▶ Problem requirements
State how many lines of the entries hold the string "this", and nothing more.

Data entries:
• • • • •

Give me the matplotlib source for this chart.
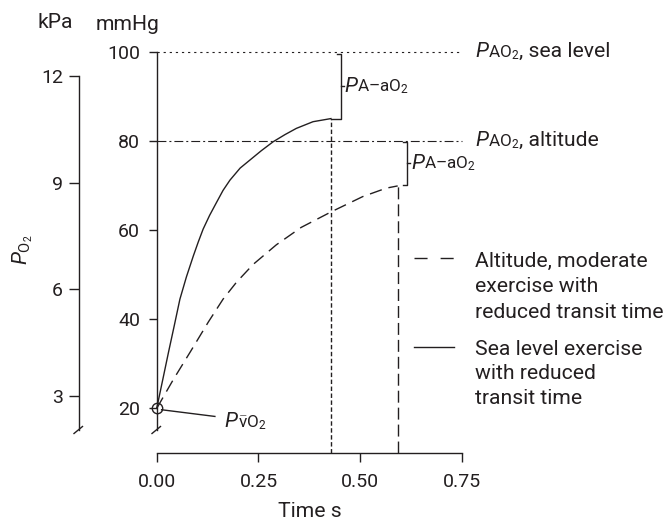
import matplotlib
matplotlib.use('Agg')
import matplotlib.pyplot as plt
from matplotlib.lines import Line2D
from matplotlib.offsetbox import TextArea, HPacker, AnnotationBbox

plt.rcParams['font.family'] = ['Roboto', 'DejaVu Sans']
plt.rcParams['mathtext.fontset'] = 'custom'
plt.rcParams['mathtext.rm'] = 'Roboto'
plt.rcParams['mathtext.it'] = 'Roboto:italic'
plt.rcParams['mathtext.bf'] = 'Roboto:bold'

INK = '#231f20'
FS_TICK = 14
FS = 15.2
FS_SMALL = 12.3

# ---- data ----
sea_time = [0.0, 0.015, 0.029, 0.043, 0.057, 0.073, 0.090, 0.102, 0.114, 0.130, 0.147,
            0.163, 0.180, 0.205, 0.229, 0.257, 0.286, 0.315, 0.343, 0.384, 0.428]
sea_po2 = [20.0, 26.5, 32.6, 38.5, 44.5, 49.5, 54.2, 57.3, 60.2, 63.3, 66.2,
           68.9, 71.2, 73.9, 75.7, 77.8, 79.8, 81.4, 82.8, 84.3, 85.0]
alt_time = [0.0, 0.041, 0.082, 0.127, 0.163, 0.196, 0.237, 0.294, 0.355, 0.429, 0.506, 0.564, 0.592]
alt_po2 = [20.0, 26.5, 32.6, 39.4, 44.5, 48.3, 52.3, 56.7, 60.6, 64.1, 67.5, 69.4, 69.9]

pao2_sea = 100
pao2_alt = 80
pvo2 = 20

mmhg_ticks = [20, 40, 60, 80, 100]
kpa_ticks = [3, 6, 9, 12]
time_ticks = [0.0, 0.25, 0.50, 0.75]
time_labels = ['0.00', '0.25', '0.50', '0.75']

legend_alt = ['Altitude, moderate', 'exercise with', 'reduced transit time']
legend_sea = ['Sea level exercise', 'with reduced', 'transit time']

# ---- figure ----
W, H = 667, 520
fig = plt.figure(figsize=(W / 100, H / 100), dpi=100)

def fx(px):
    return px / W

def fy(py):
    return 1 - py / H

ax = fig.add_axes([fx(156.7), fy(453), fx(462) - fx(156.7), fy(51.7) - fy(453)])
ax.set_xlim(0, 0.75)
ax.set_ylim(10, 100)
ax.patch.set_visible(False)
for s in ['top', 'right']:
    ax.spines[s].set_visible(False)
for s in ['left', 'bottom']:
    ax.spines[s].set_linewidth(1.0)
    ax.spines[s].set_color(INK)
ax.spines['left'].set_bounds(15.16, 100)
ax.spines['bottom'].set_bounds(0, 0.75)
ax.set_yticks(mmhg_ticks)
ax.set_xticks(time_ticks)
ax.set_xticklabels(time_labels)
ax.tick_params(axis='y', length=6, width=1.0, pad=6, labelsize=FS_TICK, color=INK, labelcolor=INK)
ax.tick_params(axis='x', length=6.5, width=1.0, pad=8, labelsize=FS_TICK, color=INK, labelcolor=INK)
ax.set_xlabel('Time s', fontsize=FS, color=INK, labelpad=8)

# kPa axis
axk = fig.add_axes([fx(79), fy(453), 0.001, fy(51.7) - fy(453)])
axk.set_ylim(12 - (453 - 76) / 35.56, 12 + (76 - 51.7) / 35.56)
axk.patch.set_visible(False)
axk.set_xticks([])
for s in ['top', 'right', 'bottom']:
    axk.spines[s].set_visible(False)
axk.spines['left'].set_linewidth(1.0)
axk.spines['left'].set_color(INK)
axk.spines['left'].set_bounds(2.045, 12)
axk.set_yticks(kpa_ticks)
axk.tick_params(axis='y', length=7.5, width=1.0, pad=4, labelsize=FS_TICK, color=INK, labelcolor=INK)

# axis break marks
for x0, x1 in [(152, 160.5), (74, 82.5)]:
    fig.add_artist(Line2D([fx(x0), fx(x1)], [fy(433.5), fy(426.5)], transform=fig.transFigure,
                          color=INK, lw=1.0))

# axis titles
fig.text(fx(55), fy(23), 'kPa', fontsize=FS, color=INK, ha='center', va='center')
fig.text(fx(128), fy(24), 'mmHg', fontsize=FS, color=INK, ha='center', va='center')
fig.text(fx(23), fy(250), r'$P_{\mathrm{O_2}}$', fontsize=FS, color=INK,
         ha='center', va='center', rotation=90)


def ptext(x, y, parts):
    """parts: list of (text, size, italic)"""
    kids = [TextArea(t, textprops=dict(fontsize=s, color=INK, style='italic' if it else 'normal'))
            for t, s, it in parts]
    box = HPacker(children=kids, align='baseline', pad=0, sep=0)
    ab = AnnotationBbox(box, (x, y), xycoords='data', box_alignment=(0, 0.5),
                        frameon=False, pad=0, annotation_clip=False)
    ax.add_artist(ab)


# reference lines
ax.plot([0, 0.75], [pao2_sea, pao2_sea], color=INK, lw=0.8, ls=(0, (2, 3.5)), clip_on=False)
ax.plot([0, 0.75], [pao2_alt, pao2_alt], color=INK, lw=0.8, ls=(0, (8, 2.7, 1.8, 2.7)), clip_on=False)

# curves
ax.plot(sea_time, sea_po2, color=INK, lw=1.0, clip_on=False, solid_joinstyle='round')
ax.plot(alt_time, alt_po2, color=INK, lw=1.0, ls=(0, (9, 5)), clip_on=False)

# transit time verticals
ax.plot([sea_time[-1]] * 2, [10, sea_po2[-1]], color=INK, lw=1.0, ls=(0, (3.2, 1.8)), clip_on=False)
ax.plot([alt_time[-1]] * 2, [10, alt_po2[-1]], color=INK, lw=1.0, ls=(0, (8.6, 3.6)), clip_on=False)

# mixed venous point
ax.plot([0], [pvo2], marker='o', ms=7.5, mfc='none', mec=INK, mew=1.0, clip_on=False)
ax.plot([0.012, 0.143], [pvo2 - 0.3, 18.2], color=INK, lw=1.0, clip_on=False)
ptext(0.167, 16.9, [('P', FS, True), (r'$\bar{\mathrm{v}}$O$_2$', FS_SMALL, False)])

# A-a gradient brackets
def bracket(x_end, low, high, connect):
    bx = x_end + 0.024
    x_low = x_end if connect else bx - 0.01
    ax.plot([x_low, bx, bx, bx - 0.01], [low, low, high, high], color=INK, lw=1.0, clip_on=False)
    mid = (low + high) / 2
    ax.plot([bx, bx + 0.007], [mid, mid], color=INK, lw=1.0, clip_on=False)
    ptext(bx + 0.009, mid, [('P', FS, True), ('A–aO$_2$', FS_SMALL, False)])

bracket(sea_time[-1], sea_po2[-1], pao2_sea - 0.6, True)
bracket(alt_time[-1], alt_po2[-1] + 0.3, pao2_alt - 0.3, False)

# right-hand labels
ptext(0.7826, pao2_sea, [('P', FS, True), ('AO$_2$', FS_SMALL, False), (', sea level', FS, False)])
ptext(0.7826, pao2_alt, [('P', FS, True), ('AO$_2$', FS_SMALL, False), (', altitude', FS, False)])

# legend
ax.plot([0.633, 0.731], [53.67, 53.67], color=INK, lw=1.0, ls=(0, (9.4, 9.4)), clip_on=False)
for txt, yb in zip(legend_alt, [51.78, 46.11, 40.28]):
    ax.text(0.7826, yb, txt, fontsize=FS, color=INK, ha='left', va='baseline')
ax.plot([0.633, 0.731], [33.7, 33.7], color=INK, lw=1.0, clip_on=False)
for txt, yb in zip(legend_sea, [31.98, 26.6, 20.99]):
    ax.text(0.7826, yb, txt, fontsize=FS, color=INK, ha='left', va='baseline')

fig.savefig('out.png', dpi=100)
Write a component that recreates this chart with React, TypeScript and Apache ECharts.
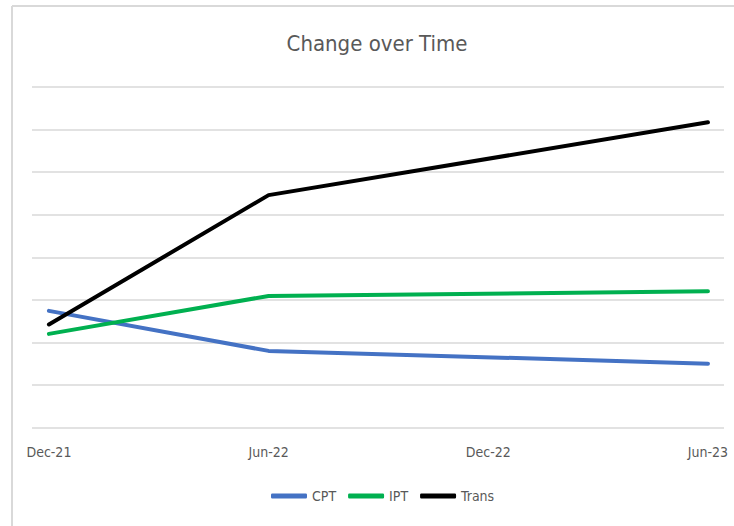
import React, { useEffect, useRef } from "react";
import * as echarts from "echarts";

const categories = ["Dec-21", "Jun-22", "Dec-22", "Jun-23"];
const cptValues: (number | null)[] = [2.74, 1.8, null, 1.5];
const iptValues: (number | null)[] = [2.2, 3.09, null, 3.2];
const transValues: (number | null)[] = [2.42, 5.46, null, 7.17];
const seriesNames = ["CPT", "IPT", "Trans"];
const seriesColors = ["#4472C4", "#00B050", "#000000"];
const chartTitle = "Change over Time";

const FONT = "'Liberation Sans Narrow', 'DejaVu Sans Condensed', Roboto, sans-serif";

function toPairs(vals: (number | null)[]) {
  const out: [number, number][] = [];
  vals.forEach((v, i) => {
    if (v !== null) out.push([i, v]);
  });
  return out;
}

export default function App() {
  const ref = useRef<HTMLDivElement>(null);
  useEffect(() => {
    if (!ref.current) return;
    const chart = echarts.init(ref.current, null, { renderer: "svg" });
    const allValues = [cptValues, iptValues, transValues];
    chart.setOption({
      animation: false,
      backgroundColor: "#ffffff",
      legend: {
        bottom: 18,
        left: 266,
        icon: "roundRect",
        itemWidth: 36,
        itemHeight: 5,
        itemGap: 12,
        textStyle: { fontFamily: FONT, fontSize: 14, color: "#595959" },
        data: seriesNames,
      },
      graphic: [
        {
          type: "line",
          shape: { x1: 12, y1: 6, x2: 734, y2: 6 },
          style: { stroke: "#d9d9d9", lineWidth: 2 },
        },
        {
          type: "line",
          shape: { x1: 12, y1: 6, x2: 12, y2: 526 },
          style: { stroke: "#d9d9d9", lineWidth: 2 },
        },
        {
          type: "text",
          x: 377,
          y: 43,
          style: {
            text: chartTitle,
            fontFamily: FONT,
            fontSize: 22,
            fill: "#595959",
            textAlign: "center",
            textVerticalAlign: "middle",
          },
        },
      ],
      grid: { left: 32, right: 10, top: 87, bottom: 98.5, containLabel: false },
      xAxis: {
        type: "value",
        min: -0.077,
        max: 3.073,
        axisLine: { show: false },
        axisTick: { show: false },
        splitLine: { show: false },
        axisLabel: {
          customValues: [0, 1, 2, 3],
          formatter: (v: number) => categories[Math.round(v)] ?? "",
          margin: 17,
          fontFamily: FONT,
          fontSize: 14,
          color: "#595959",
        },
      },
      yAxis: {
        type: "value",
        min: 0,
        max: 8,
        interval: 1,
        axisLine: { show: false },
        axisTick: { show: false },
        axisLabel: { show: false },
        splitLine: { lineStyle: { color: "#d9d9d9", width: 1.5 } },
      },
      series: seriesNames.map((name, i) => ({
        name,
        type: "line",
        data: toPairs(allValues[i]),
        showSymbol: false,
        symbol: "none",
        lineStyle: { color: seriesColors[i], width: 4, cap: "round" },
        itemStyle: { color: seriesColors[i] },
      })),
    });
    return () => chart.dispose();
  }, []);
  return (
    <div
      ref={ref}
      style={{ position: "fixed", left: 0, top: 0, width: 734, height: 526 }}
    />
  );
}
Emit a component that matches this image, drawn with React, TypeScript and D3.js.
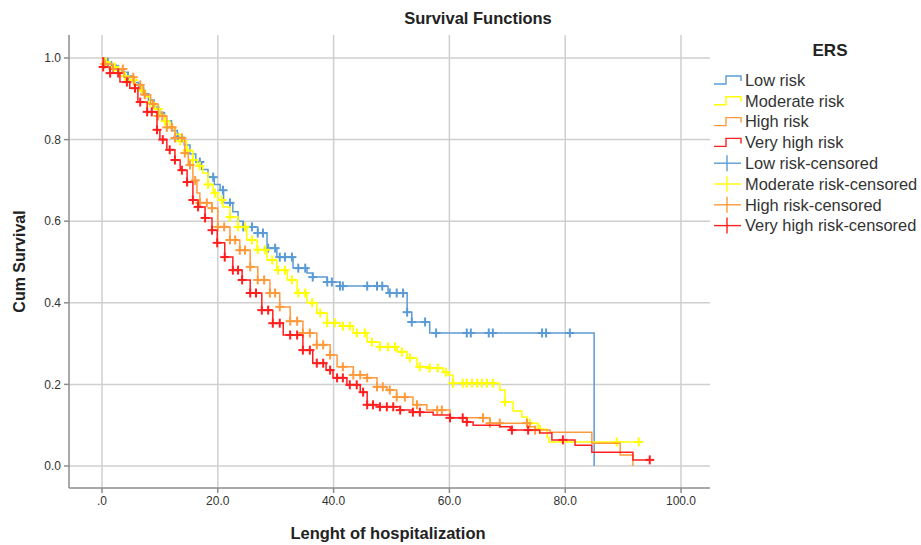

• • • • •

▶ Final answer
3